The first argument in defence of the OAP of the furniture world is that craftsmen really knew how to make good cupboards. The mere name “craftsmen” invokes a romantic image of a man with his chisel labouring over a cornice, shaping the perfect curve. We become wistful and we yearn to stroke the shapes created in the mind’s eye of a genius at work. Exaggerated tone aside, there is something uniquely pleasing about a well-constructed joint, like a castle turret, inter-locked in perfect symmetry.
Then, there is the idea in the buyer’s mind of the history of the furniture. It is wonderful to imagine the rooms the furniture has lived in and the hands that have reached into drawers – searching for the little black key to the hidden garden that lives behind the ivy. You can almost hear Thomas Hardy in the corner of the room reciting verses about the hay in the field or the pollen in the trees. The furniture belongs to a gentler, kinder time and some of its delicacy is transported into our lives. Then, in times of pure fantasy, we imagine ourselves as heroes, saving some of the past for future generations…

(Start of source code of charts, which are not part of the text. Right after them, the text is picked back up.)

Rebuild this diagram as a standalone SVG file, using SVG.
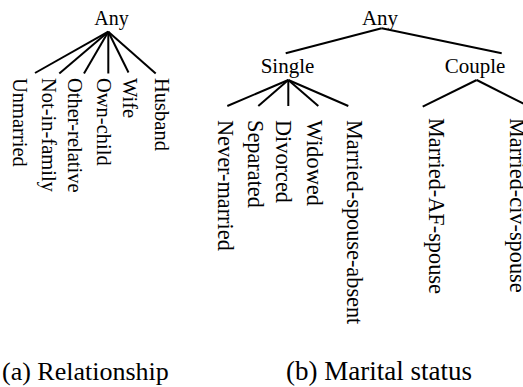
<svg xmlns="http://www.w3.org/2000/svg" width="523" height="387" viewBox="0 0 523 387" font-family="'Liberation Serif', 'Times New Roman', Times, serif">
  <style>
    text { font-family: 'Liberation Serif', 'Times New Roman', Times, serif; fill: #000; }
    .root { font-size: 20px; text-anchor: middle; }
    .mid { font-size: 21px; text-anchor: middle; }
    .leafA { font-size: 20.5px; }
    .leafB { font-size: 22.3px; }
    .capA { font-size: 26px; }
    .capB { font-size: 27px; }
    .edge { stroke: #000; stroke-width: 2; fill: none; stroke-linecap: butt; }
  </style>

  <!-- connectors -->
  <g id="connectors">
    <!-- relationship hierarchy -->
    <line class="edge" x1="108.3" y1="31.7" x2="35" y2="73"/>
    <line class="edge" x1="108.3" y1="31.7" x2="59.3" y2="73.5"/>
    <line class="edge" x1="108.3" y1="31.7" x2="84" y2="73.5"/>
    <line class="edge" x1="108.3" y1="31.7" x2="108.3" y2="73.5"/>
    <line class="edge" x1="108.3" y1="31.7" x2="128.5" y2="72.5"/>
    <line class="edge" x1="108.3" y1="31.7" x2="155.7" y2="73.5"/>
    <!-- marital status hierarchy -->
    <line class="edge" x1="381.7" y1="28.3" x2="285.7" y2="53.3"/>
    <line class="edge" x1="381.7" y1="28.3" x2="501.7" y2="53.3"/>
    <line class="edge" x1="288.3" y1="80" x2="227.3" y2="106"/>
    <line class="edge" x1="288.3" y1="80" x2="258.3" y2="106"/>
    <line class="edge" x1="288.3" y1="80" x2="288.3" y2="106"/>
    <line class="edge" x1="288.3" y1="80" x2="318.3" y2="106"/>
    <line class="edge" x1="288.3" y1="80" x2="348.3" y2="106"/>
    <line class="edge" x1="476.7" y1="80" x2="422.7" y2="106.7"/>
    <line class="edge" x1="476.7" y1="80" x2="530" y2="107"/>
  </g>

  <!-- (a) Relationship -->
  <g id="rel-any"><text class="root" x="111.5" y="25">Any</text></g>
  <g id="rel-unmarried"><text class="leafA" transform="translate(13,78) rotate(90)">Unmarried</text></g>
  <g id="rel-not-in-family"><text class="leafA" transform="translate(42,78) rotate(90)">Not-in-family</text></g>
  <g id="rel-other-relative"><text class="leafA" transform="translate(68,78) rotate(90)">Other-relative</text></g>
  <g id="rel-own-child"><text class="leafA" transform="translate(97,78) rotate(90)">Own-child</text></g>
  <g id="rel-wife"><text class="leafA" transform="translate(123,78) rotate(90)">Wife</text></g>
  <g id="rel-husband"><text class="leafA" transform="translate(155,78) rotate(90)">Husband</text></g>

  <!-- (b) Marital status -->
  <g id="mar-any"><text class="mid" x="380" y="25">Any</text></g>
  <g id="mar-single"><text class="mid" x="287.5" y="73">Single</text></g>
  <g id="mar-couple"><text class="mid" x="475" y="73">Couple</text></g>
  <g id="mar-never-married"><text class="leafB" transform="translate(218,120) rotate(90)">Never-married</text></g>
  <g id="mar-separated"><text class="leafB" transform="translate(248,120) rotate(90)">Separated</text></g>
  <g id="mar-divorced"><text class="leafB" transform="translate(276,120) rotate(90)">Divorced</text></g>
  <g id="mar-widowed"><text class="leafB" transform="translate(307,120) rotate(90)">Widowed</text></g>
  <g id="mar-married-spouse-absent"><text class="leafB" transform="translate(347,120) rotate(90)">Married-spouse-absent</text></g>
  <g id="mar-married-af-spouse"><text class="leafB" transform="translate(429,118) rotate(90)">Married-AF-spouse</text></g>
  <g id="mar-married-civ-spouse"><text class="leafB" transform="translate(510,118) rotate(90)">Married-civ-spouse</text></g>

  <!-- captions -->
  <text class="capA" x="2" y="380">(a) Relationship</text>
  <text class="capB" x="286" y="380">(b) Marital status</text>
</svg>
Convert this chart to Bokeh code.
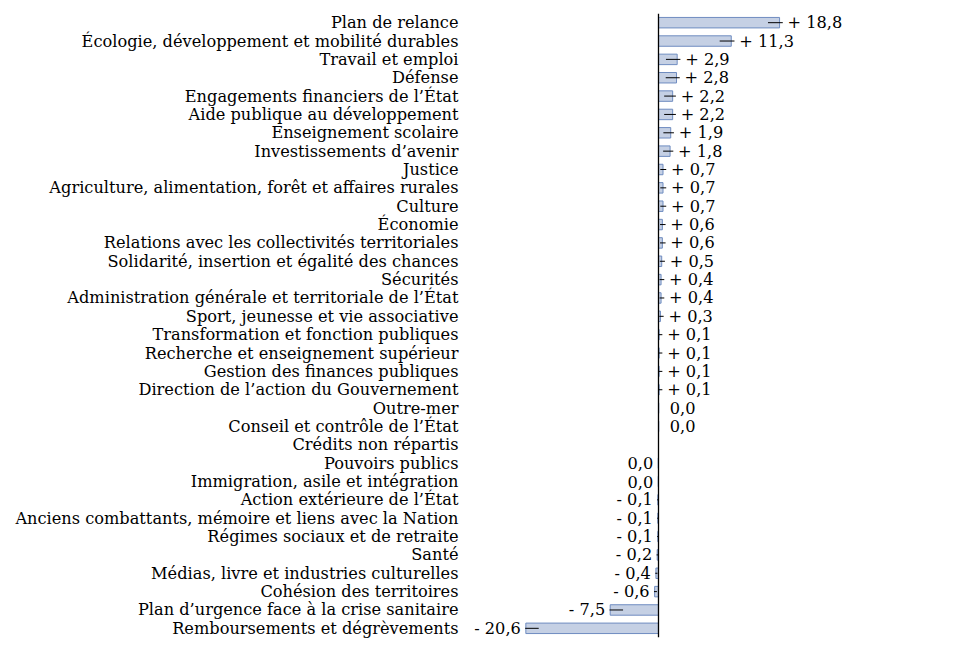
from bokeh.plotting import figure
from bokeh.models import ColumnDataSource, Range1d, FactorRange, Span
from bokeh.core.properties import value
from bokeh.embed import file_html
from bokeh.resources import INLINE

categories = [
    "Plan de relance",
    "Écologie, développement et mobilité durables",
    "Travail et emploi",
    "Défense",
    "Engagements financiers de l’État",
    "Aide publique au développement",
    "Enseignement scolaire",
    "Investissements d’avenir",
    "Justice",
    "Agriculture, alimentation, forêt et affaires rurales",
    "Culture",
    "Économie",
    "Relations avec les collectivités territoriales",
    "Solidarité, insertion et égalité des chances",
    "Sécurités",
    "Administration générale et territoriale de l’État",
    "Sport, jeunesse et vie associative",
    "Transformation et fonction publiques",
    "Recherche et enseignement supérieur",
    "Gestion des finances publiques",
    "Direction de l’action du Gouvernement",
    "Outre-mer",
    "Conseil et contrôle de l’État",
    "Crédits non répartis",
    "Pouvoirs publics",
    "Immigration, asile et intégration",
    "Action extérieure de l’État",
    "Anciens combattants, mémoire et liens avec la Nation",
    "Régimes sociaux et de retraite",
    "Santé",
    "Médias, livre et industries culturelles",
    "Cohésion des territoires",
    "Plan d’urgence face à la crise sanitaire",
    "Remboursements et dégrèvements",
]

values = [18.8, 11.3, 2.9, 2.8, 2.2, 2.2, 1.9, 1.8, 0.7, 0.7, 0.7, 0.6, 0.6,
          0.5, 0.4, 0.4, 0.3, 0.1, 0.1, 0.1, 0.1, 0.04, 0.04, None, -0.04,
          -0.04, -0.1, -0.1, -0.1, -0.2, -0.4, -0.6, -7.5, -20.6]

FONT = "DejaVu Serif"
FSIZE = "16.2px"
BAR_FILL = "#c5d0e4"
BAR_LINE = "#6f8cc0"

cats, vals = [], []
for c, v in zip(categories, values):
    if v is not None:
        cats.append(c)
        vals.append(v)

def fmt(v):
    r = round(v, 1)
    s = ("%.1f" % abs(r)).replace(".", ",")
    if r > 0:
        return "+ " + s
    if r < 0:
        return "- " + s
    return s

pos = dict(cat=[], x=[], text=[], off=[])
neg = dict(cat=[], x=[], text=[], off=[])
seg = dict(cat=[], x0=[], x1=[])
for c, v in zip(cats, vals):
    if v >= 0:
        pos["cat"].append(c); pos["x"].append(v); pos["text"].append(fmt(v))
        pos["off"].append(8 if abs(v) >= 0.05 else 11)
        if abs(v) >= 0.05:
            seg["cat"].append(c); seg["x0"].append(v - min(1.8, 0.6 * v)); seg["x1"].append(v + 0.5)
    else:
        neg["cat"].append(c); neg["x"].append(v); neg["text"].append(fmt(v))
        neg["off"].append(-5)
        if abs(v) >= 0.05:
            seg["cat"].append(c); seg["x0"].append(v - 0.1); seg["x1"].append(v + min(2.0, 0.6 * abs(v)))

p = figure(width=953, height=642, output_backend="svg", toolbar_location=None,
           y_range=FactorRange(factors=list(reversed(categories)), range_padding=0),
           x_range=Range1d(-30.28, 45.81),
           min_border_left=463, min_border_right=0, min_border_top=13, min_border_bottom=5)

p.hbar(y=cats, left=0, right=vals, height=0.57, fill_color=BAR_FILL, line_color=BAR_LINE, line_width=1)
p.segment(x0="x0", x1="x1", y0="cat", y1="cat", source=ColumnDataSource(seg), line_color="black", line_width=1)
p.add_layout(Span(location=0, dimension="height", line_color="black", line_width=1.3))

p.text(x="x", y="cat", text="text", x_offset="off", source=ColumnDataSource(pos),
       text_font=value(FONT), text_font_size=FSIZE, text_align="left", text_baseline="middle", text_color="black")
p.text(x="x", y="cat", text="text", x_offset="off", source=ColumnDataSource(neg),
       text_font=value(FONT), text_font_size=FSIZE, text_align="right", text_baseline="middle", text_color="black")

p.xaxis.visible = False
p.xgrid.visible = False
p.ygrid.visible = False
p.outline_line_color = None
p.yaxis.axis_line_color = None
p.yaxis.major_tick_line_color = None
p.yaxis.minor_tick_line_color = None
p.yaxis.major_tick_out = 0
p.yaxis.major_label_standoff = 5
p.yaxis.major_label_text_font = FONT
p.yaxis.major_label_text_font_size = FSIZE
p.yaxis.major_label_text_color = "black"
p.background_fill_color = "white"
p.border_fill_color = "white"

open("out.html", "w").write(file_html(p, INLINE))
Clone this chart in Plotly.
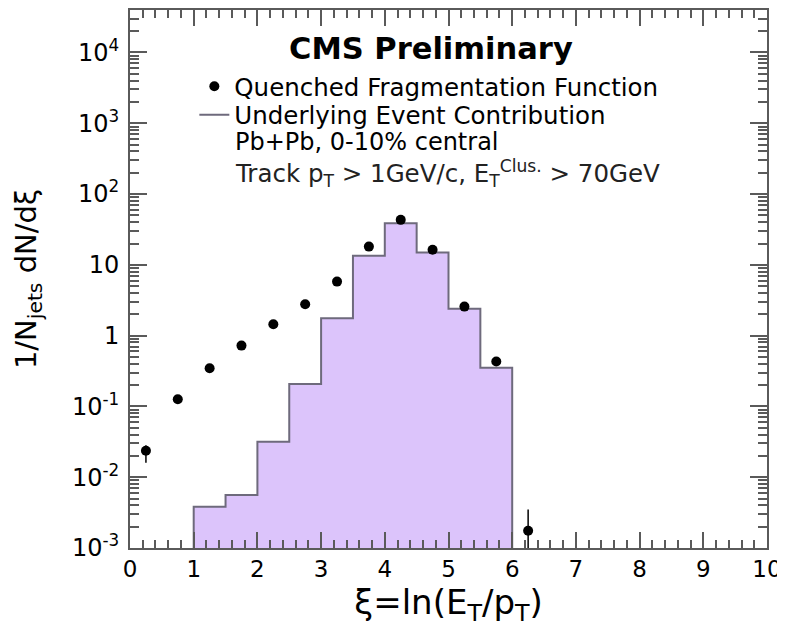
import plotly.graph_objects as go

# ---- data ----
xi_centers = [0.25, 0.75, 1.25, 1.75, 2.25, 2.75, 3.25, 3.75, 4.25, 4.75, 5.25, 5.75, 6.25]
ff_values = [0.0237, 0.126, 0.347, 0.723, 1.45, 2.78, 5.8, 18.1, 43.2, 16.3, 2.57, 0.43, 0.00175]
ff_err_up = [0.0045, 0, 0, 0, 0, 0, 0, 0, 0, 0, 0, 0, 0.00175]
ff_err_down = [0.0077, 0, 0, 0, 0, 0, 0, 0, 0, 0, 0, 0, 0.0012]

ue_edges = [1.0, 1.5, 2.0, 2.5, 3.0, 3.5, 4.0, 4.5, 5.0, 5.5, 6.0]
ue_values = [0.00384, 0.0056, 0.0318, 0.208, 1.76, 13.4, 38.8, 14.9, 2.39, 0.353]

x_ticks = [0, 1, 2, 3, 4, 5, 6, 7, 8, 9, 10]
y_tickvals = [1e-3, 1e-2, 1e-1, 1, 10, 1e2, 1e3, 1e4]
y_ticktext = ["10<sup>-3</sup>", "10<sup>-2</sup>", "10<sup>-1</sup>", "1", "10",
              "10<sup>2</sup>", "10<sup>3</sup>", "10<sup>4</sup>"]

Y_MIN_LOG = -3
Y_MAX_LOG = 4.6
y_floor = 10 ** Y_MIN_LOG

FONT = "DejaVu Sans"
FILL = "#dcc4fb"
EDGE = "#6e6a7c"
AXC = "#5a5a5a"

# derived geometry
bin_centers = [(a + b) / 2 for a, b in zip(ue_edges[:-1], ue_edges[1:])]
bin_widths = [b - a for a, b in zip(ue_edges[:-1], ue_edges[1:])]
step_x = [ue_edges[0]] + ue_edges[:-1] + [ue_edges[-1], ue_edges[-1]]
step_y = [y_floor] + ue_values + [ue_values[-1], y_floor]
y_minor = [d * 10.0 ** e for e in range(-3, 5) for d in range(2, 10)]

fig = go.Figure()

fig.add_trace(go.Bar(
    x=bin_centers, y=ue_values, width=bin_widths,
    marker=dict(color=FILL, line=dict(width=0)),
    showlegend=False, hoverinfo="skip",
))

fig.add_trace(go.Scatter(
    x=step_x, y=step_y, mode="lines", line=dict(shape="hv", color=EDGE, width=2),
    name="Underlying Event Contribution", legend="legend2",
))

fig.add_trace(go.Scatter(
    x=xi_centers, y=ff_values, mode="markers",
    marker=dict(color="black", size=10),
    error_y=dict(type="data", array=ff_err_up, arrayminus=ff_err_down,
                 color="black", thickness=1.5, width=0),
    name="Quenched Fragmentation Function", legend="legend",
))

# empty carriers so the frame axes (top / right / minor) get drawn
for ya in ["y2", "y3", "y4"]:
    fig.add_trace(go.Scatter(x=[None], y=[None], xaxis="x2", yaxis=ya, mode="markers",
                             marker=dict(opacity=0), showlegend=False, hoverinfo="skip"))

x_common = dict(
    range=[0, 10], tickvals=x_ticks, ticks="inside", ticklen=16, tickwidth=1.5,
    tickcolor=AXC, showline=True, linecolor=AXC, linewidth=2,
    showgrid=False, zeroline=False, automargin=False,
    minor=dict(ticks="inside", ticklen=8, dtick=0.2, tick0=0, tickcolor=AXC, tickwidth=1.5, showgrid=False),
)
y_common = dict(
    type="log", range=[Y_MIN_LOG, Y_MAX_LOG],
    ticks="inside", tickwidth=1.5, tickcolor=AXC,
    linecolor=AXC, linewidth=2,
    showgrid=False, zeroline=False, automargin=False,
)
legend_common = dict(xanchor="left", yanchor="middle", font=dict(size=24.5, family=FONT),
                     bgcolor="rgba(0,0,0,0)", itemwidth=30)

# body margin of the page (8px) is compensated in the margins below
fig.update_layout(
    width=785, height=627,
    margin=dict(l=122, r=26, t=2, b=87),
    paper_bgcolor="white", plot_bgcolor="white",
    font=dict(family=FONT, color="black"),
    bargap=0,
    showlegend=True,
    legend=dict(x=0.101, y=0.858, **legend_common),
    legend2=dict(x=0.101, y=0.805, **legend_common),
    xaxis=dict(
        **x_common,
        tickfont=dict(size=23, family=FONT),
        ticklabeloverflow="allow",
        title=dict(text="ξ=ln(E<sub>T</sub>/p<sub>T</sub>)", font=dict(size=34, family=FONT), standoff=0),
        ticklabelstandoff=-1,
    ),
    xaxis2=dict(**x_common, overlaying="x", side="top", anchor="y", showticklabels=False),
    yaxis=dict(
        **y_common,
        tickvals=y_tickvals, ticktext=y_ticktext, ticklen=17, showline=True,
        tickfont=dict(size=24, family=FONT),
        title=dict(text="1/N<sub>jets</sub> dN/dξ", font=dict(size=29, family=FONT), standoff=27),
        ticklabelstandoff=4,
    ),
    yaxis2=dict(**y_common, overlaying="y", side="left", anchor="x2", tickvals=y_minor,
                ticklen=9, showline=False, showticklabels=False),
    yaxis3=dict(**y_common, overlaying="y", side="right", anchor="x2", tickvals=y_tickvals,
                ticklen=17, showline=True, showticklabels=False),
    yaxis4=dict(**y_common, overlaying="y", side="right", anchor="x2", tickvals=y_minor,
                ticklen=9, showline=False, showticklabels=False),
)

fig.add_annotation(text="<b>CMS Preliminary</b>", xref="paper", yref="paper",
                   x=0.4725, y=0.928, xanchor="center", yanchor="middle",
                   showarrow=False, font=dict(size=30.5, family=FONT))
fig.add_annotation(text="Pb+Pb, 0-10% central", xref="paper", yref="paper",
                   x=0.162, y=0.754, xanchor="left", yanchor="middle",
                   showarrow=False, font=dict(size=24, family=FONT))
fig.add_annotation(text="Track p<sub>T</sub> > 1GeV/c, E<sub>T</sub><sup>Clus.</sup> > 70GeV",
                   xref="paper", yref="paper",
                   x=0.162, y=0.697, xanchor="left", yanchor="middle",
                   showarrow=False, font=dict(size=24.5, family=FONT, color="#222222"))

fig.write_html("out.html")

But, then there is the truth that for the furniture to have lasted so long means it is made by the best hands in the best material and therefore its cost reflects the product. Gold inlay, rare woods, ivory carving: it is likely that antique furniture is more than just old. Plus, with inflation and the changing value of money, there is every possibility that these pieces did cost less more then than they do now – it is just that our wealth has increased and our understanding of what money means is different. Investing in furniture is a highly speculative business and with passing fashions high prices come and go. Therefore, maybe the value placed on age is merely an illusion we create to justify buying something that has captured our hearts.
Still, when we listen to the auctioneer and he says the immortal phrase: “Come on now, this has good age!” we know this is a rallying cry to covet something precious and raise our hand again and again.